L’Europe : la Méditerranée dans sa course à la souveraineté

Depuis des décennies, ce bassin maritime semblait figé dans un « confort atlantique » : l’Europe pouvait compter sur la présence des États-Unis pour contenir conflits et trafics. Mais ce statu quo se lézarde.

Les déclarations récentes du vice-président américain accusant l’UE d’être « quasi-adverse », la guerre commerciale relancée par Washington, et la réélection de Donald Trump qui accorde la priorité à la compétition stratégique avec la Chine, traduisent un potentiel désengagement progressif dans le Sud européen.

Des tensions transatlantiques qui fragilisent l’« ordre établi »

« Plus qu’aucun autre univers des hommes, La Méditerranée ne cesse de se raconter elle-même, de se revivre elle-même. Par plaisir sans doute, non moins par nécessité. Avoir été, est une condition pour être » (Fernand Braudel, 2009).

Pendant longtemps, cet espace a semblé un « lac américain » ou un « lac de l’OTAN » (Nathalie Guibert, 2018), tant la VIe flotte des États-Unis y exerçait une présence stratégique quasi incontestée. En toile de fond, l’Europe s’était habituée à sous-traiter sa sécurité à l’allié d’outre-Atlantique, convaincue que le parapluie américain resterait ouvert indéfiniment.

Or, la donne change avec la réélection de Donald Trump et sa volonté affirmée de rapatrier une partie des forces américaines, de reconfigurer l’OTAN et de conclure des accords bilatéraux s’il le juge nécessaire, notamment avec Moscou. Les États-Unis désignent désormais la Chine comme leur adversaire prioritaire, reléguant la Méditerranée et l’Europe au second plan d’un ordre mondial en recomposition. Cette tendance ne se limite pas à une unique présidence : elle s’inscrit plus largement dans un choix stratégique dicté par la hausse des tensions internationales et la nécessité, pour Washington, de concentrer ses moyens sur des théâtres jugés plus décisifs.

Dans ce contexte, l’Union européenne voit ressurgir ses propres vulnérabilités : l’OTAN, bastion de la sécurité continentale depuis la Guerre froide, n’offre plus la certitude d’une couverture intégrale du Sud.
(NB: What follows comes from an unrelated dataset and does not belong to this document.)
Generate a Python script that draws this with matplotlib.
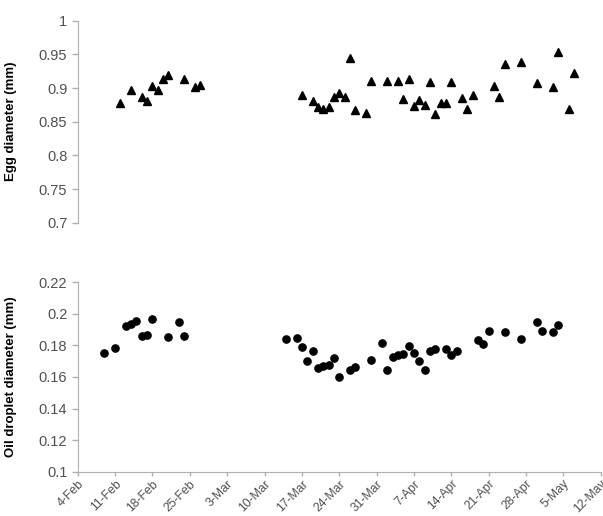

D’anciens réflexes refont surface dans plusieurs États membres, où l’on s’interroge sur la nécessité d’accroître les budgets de défense. Des voix, au Conseil européen, plaident pour un emprunt commun de 150 milliards d’euros destiné à un « réarmement européen ». D’autres, attachées à la discipline budgétaire, manifestent des réserves.

En parallèle, la guerre commerciale relancée par Washington et le reproche explicite fait à Bruxelles de se comporter en « quasi-adversaire » fragilisent davantage la relation transatlantique. Cela met en lumière un dilemme pour les Européens : continuer à s’appuyer sur l’allié américain, tout en payant le prix politique d’une dépendance jugée intenable à moyen terme, ou bien se résoudre à construire une capacité d’action autonome, quitte à s’engager dans un effort de défense plus conséquent que par le passé.
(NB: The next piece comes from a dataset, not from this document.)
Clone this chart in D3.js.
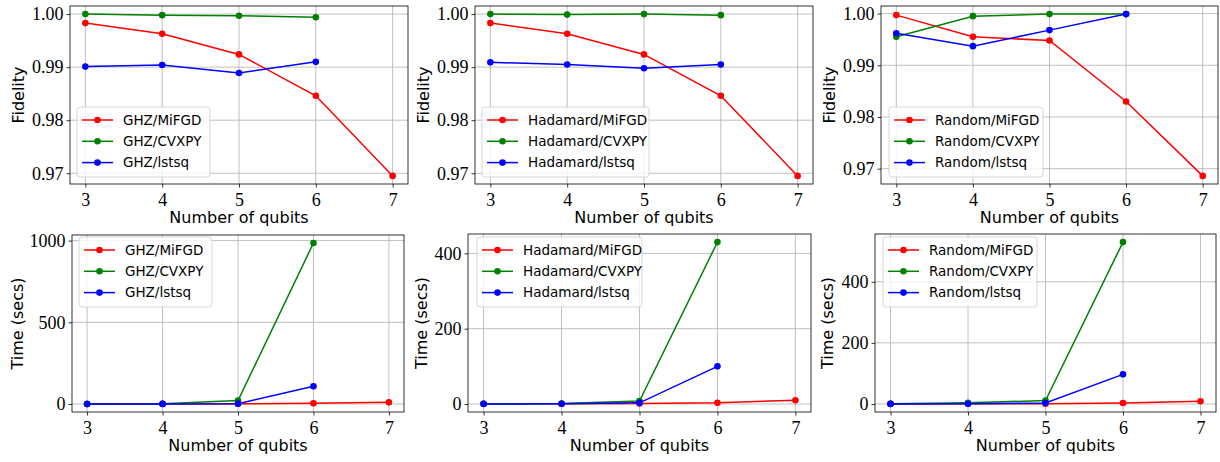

Pour de nombreux observateurs, l’épisode ukrainien n’a fait qu’accroître l’urgence de cette réflexion. L’invasion russe au cœur de l’Europe a montré à quel point la conflictualité était de retour et combien les priorités de chacun pouvaient diverger : les États-Unis demeurent dans l’Alliance, mais se gardent la possibilité de monnayer leur soutien si la situation régionale ne sert pas leurs intérêts stratégiques globaux, avant tout tournés vers la Chine. La Méditerranée, dès lors, se retrouve dans un entre-deux périlleux : zone historiquement placée sous contrôle atlantique, elle risque de basculer dans l’angle mort américain si l’UE ne prend pas la mesure de sa responsabilité sécuritaire.

Quels Risques en Méditerranée ? – Carte issue Les Grands Dossiers de Diplomatie n°68 (AERION/CAPRI)Quels Risques en Méditerranée ? - Carte issue Les Grands Dossiers de Diplomatie n°68 (AERION/CAPRI)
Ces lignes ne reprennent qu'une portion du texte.